Le sexe du cerveau
Est-ce que le développement et le fonctionnement du cerveau de l’homme se font de la même manière chez la femme ? D’une part, la génétique joue un rôle important dans le neurodéveloppement. La construction serait différente à cause des chromosomes et des hormones sexuelles. D’autre part, l’environnement socio-culturel et les expériences vécues jouent sur la plasticité cérébrale. Entre nature et culture, où est la vérité ?
«Le chromosome Y humain ne représente qu’un tiers de la taille du
chromosome X. Il ne code que pour 27 protéines alors que le chromosome X, lui, détermine la séquence d’environ 1 500 protéines» (Science et cerveau, # 23, sept. -oct. -nov. 2024).
«Les chromosomes X et Y, par des effets subtils de dosages et de mosaïcisme de gènes, pourraient directement influencer le développement du cerveau et pourquoi pas de cette manière favoriser l’émergence de comportements ou capacités ayant été sélectionnés au cours des générations parce que plus propice pour l’un ou l’autre sexe» (Ibid.).
Quant aux hormones sexuelles, elles semblent jouer un vaste rôle régulateur dans de nombreuses fonctions cérébrales. Voilà pour les tenants du déterminisme biologique.
Par ailleurs, Catherine Vidal, neurobiologiste, affirme que la génétique ne fait pas tout. À la naissance, le cerveau du nouveau-né compte cent milliards de neurones, mais le neurodéveloppement n’est pas terminé. «Les connexions entre les neurones, les synapses, commencent juste à se former. Ces milliards de synapses se tissent dans les interactions avec le monde extérieur. Dans un cerveau adulte, chaque neurone est connecté à 10 000 autres, soit à un million de synapses…: le devenir de notre cerveau n’est pas inscrit dans le programme génétique» (Ibid.). Des jumeaux homozygotes n’auront pas le même cerveau à l’âge adulte. Les pianistes vont avoir une hypertrophie dans les zones de la motricité des doigts et de l’audition, les chauffeurs de taxis, celle de l’aire de la visualisation spatiale, les jongleurs, celles de la vision et de la coordination, les mathématiciens, celle du calcul et représentation géométrique.

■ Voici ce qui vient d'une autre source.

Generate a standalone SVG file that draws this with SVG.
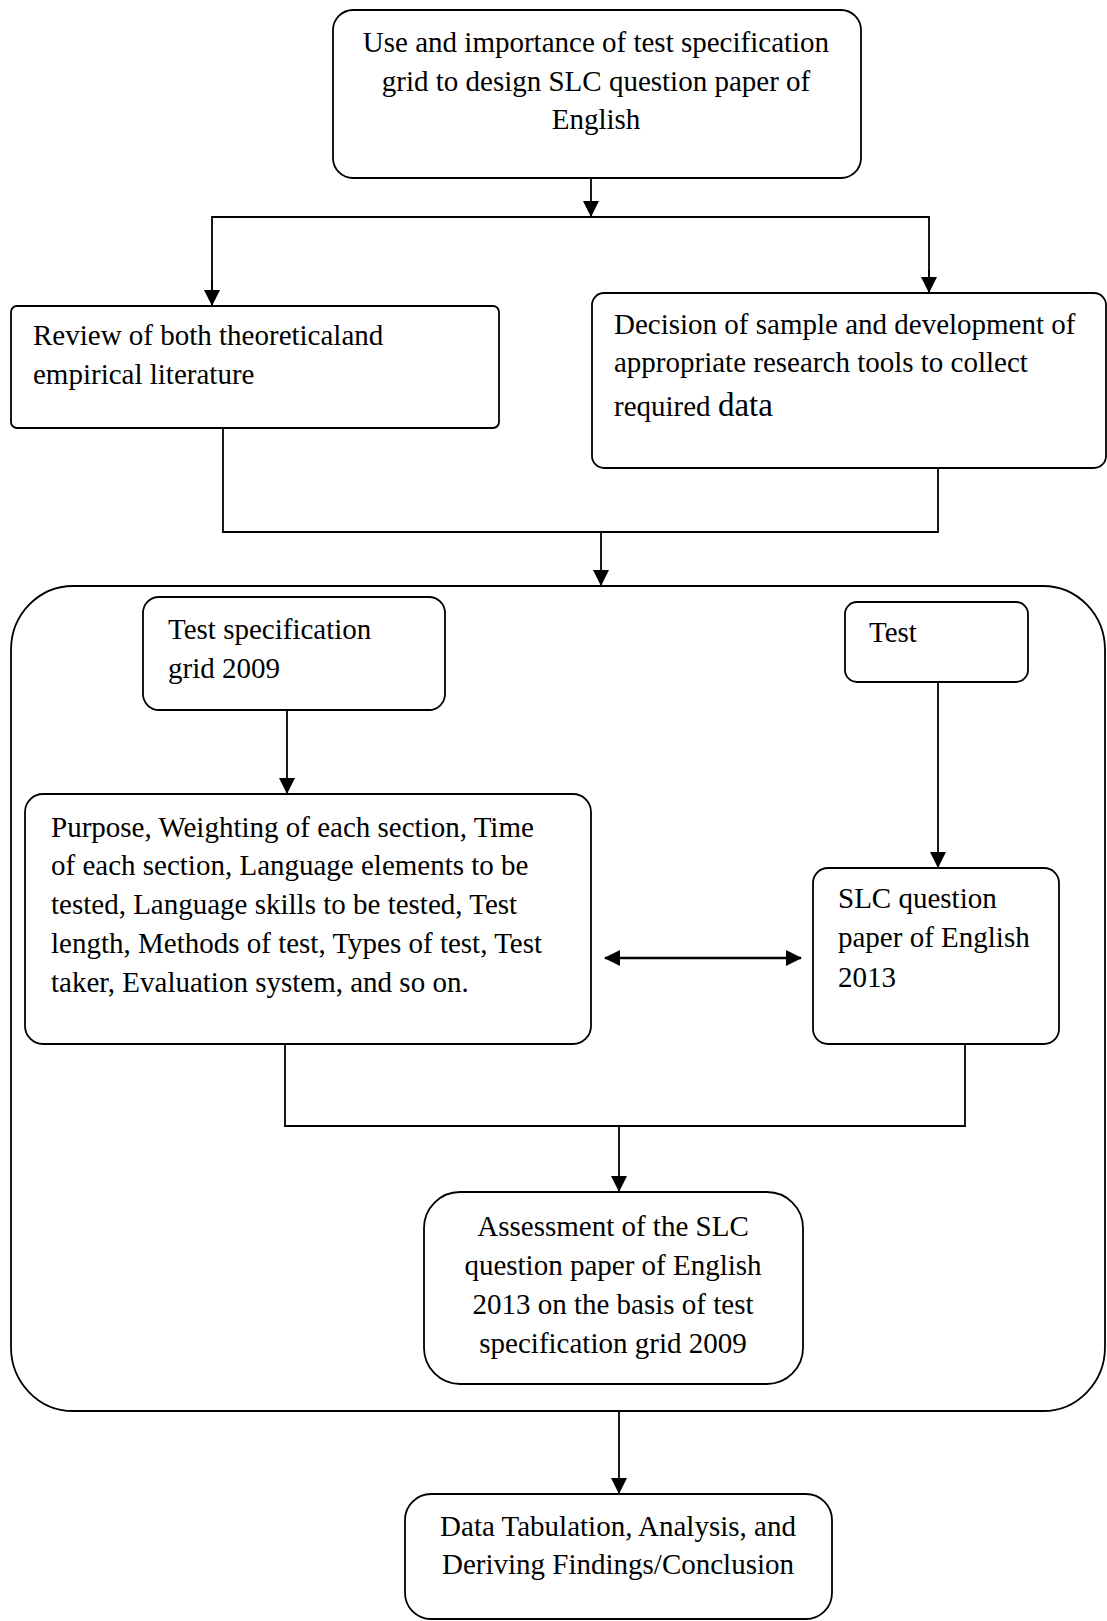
<svg xmlns="http://www.w3.org/2000/svg" width="1107" height="1621" viewBox="0 0 1107 1621">
<style>
.box{fill:#fff;stroke:#000;stroke-width:1.8}
.t{font-family:"Liberation Serif","Times New Roman",serif;font-size:29px;fill:#000}
.c{text-anchor:middle}
.ln{fill:none;stroke:#000;stroke-width:1.8}
.dbl{fill:none;stroke:#000;stroke-width:2.6}
</style>
<defs>
<marker id="ah" markerUnits="userSpaceOnUse" markerWidth="16" markerHeight="16" viewBox="0 0 16 16" refX="16" refY="8" orient="auto">
<path d="M0,0 L16,8 L0,16 Z" fill="#000"/>
</marker>
<marker id="ah2" markerUnits="userSpaceOnUse" markerWidth="16" markerHeight="16" viewBox="0 0 16 16" refX="15" refY="8" orient="auto-start-reverse">
<path d="M0,0 L16,8 L0,16 Z" fill="#000"/>
</marker>
</defs>
<rect width="1107" height="1621" fill="#fff"/>
<g id="container">
<rect class="box" x="11" y="586" width="1094" height="825" rx="62" ry="64"/>
</g>
<g id="top">
<rect class="box" x="333" y="10" width="528" height="168" rx="20"/>
<text class="t c" x="596" y="52">Use and importance of test specification</text>
<text class="t c" x="596" y="91">grid to design SLC question paper of</text>
<text class="t c" x="596" y="129">English</text>
</g>
<g id="review">
<rect class="box" x="11" y="306" width="488" height="122" rx="6"/>
<text class="t" x="33" y="345">Review of both theoreticaland</text>
<text class="t" x="33" y="384">empirical literature</text>
</g>
<g id="decision">
<rect class="box" x="592" y="293" width="514" height="175" rx="12"/>
<text class="t" x="614" y="334">Decision of sample and development of</text>
<text class="t" x="614" y="372">appropriate research tools to collect</text>
<text class="t" x="614" y="416">required <tspan font-size="33">data</tspan></text>
</g>
<g id="testspec">
<rect class="box" x="143" y="597" width="302" height="113" rx="16"/>
<text class="t" x="168" y="639">Test specification</text>
<text class="t" x="168" y="678">grid 2009</text>
</g>
<g id="test">
<rect class="box" x="845" y="602" width="183" height="80" rx="12"/>
<text class="t" x="869" y="642">Test</text>
</g>
<g id="purpose">
<rect class="box" x="25" y="794" width="566" height="250" rx="18"/>
<text class="t" x="51" y="837">Purpose, Weighting of each section, Time</text>
<text class="t" x="51" y="875">of each section, Language elements to be</text>
<text class="t" x="51" y="914">tested, Language skills to be tested, Test</text>
<text class="t" x="51" y="953">length, Methods of test, Types of test, Test</text>
<text class="t" x="51" y="992">taker, Evaluation system, and so on.</text>
</g>
<g id="slc">
<rect class="box" x="813" y="868" width="246" height="176" rx="15"/>
<text class="t" x="838" y="908">SLC question</text>
<text class="t" x="838" y="947">paper of English</text>
<text class="t" x="838" y="987">2013</text>
</g>
<g id="assessment">
<rect class="box" x="424" y="1192" width="379" height="192" rx="36"/>
<text class="t c" x="613" y="1236">Assessment of the SLC</text>
<text class="t c" x="613" y="1275">question paper of English</text>
<text class="t c" x="613" y="1314">2013 on the basis of test</text>
<text class="t c" x="613" y="1353">specification grid 2009</text>
</g>
<g id="data">
<rect class="box" x="405" y="1494" width="427" height="125" rx="26"/>
<text class="t c" x="618" y="1536">Data Tabulation, Analysis, and</text>
<text class="t c" x="618" y="1574">Deriving Findings/Conclusion</text>
</g>
<g id="connectors">
<path class="ln" d="M591,178 V217" marker-end="url(#ah)"/>
<path class="ln" d="M212,306 V217 H929 V293"/>
<path class="ln" d="M212,280 V306" marker-end="url(#ah)"/>
<path class="ln" d="M929,270 V293" marker-end="url(#ah)"/>
<path class="ln" d="M223,428 V532 H938 V468"/>
<path class="ln" d="M601,532 V586" marker-end="url(#ah)"/>
<path class="ln" d="M287,710 V794" marker-end="url(#ah)"/>
<path class="ln" d="M938,682 V868" marker-end="url(#ah)"/>
<path class="dbl" d="M605,958 H801" marker-start="url(#ah2)" marker-end="url(#ah2)"/>
<path class="ln" d="M285,1044 V1126 H965 V1044"/>
<path class="ln" d="M619,1126 V1192" marker-end="url(#ah)"/>
<path class="ln" d="M619,1411 V1494" marker-end="url(#ah)"/>
</g>
</svg>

«Les interactions avec l’environnement social et culturel l’emportent sur l’influence de la biologie et le concept de plasticité cérébrale permet de dépasser le dilemme entre nature et culture : fait inné et acquis sont inséparables» (Ibid.).
En neuro-imagerie (IRM), des différences ont été notées entre le cerveau des hommes et des femmes, particulièrement au niveau de l’hippocampe et de l’amygdale. Par des IRM fonctionnelles (IRMf), des chercheurs ont identifié le sexe d’une personne avec une fiabilité de 90 % par des différences dans le réseau du mode par défaut, le striatum, le réseau limbique et le cortex orbitofrontal.
«Abstraction faite des comportement de reproduction et de la sexualité, notre cerveau est à la fois masculin et féminin, selon Marie-José Freund-Mercier, neurophysiologiste» (Ibid.) La vision binaire du cerveau homme/femme est complètement dépassée. «Nous sommes avant tout des individus uniques présentant des caractéristiques tantôt féminines, tantôt masculines, tantôt intermédiaires» (M.-J. Freund-Mercier, Ibid.). C’est le concept de cerveau mosaïque.
«À ce stade, nous ne comprenons pas les contributions différentes des facteurs génétiques, épigénétiques et environnementaux» (Ibid.).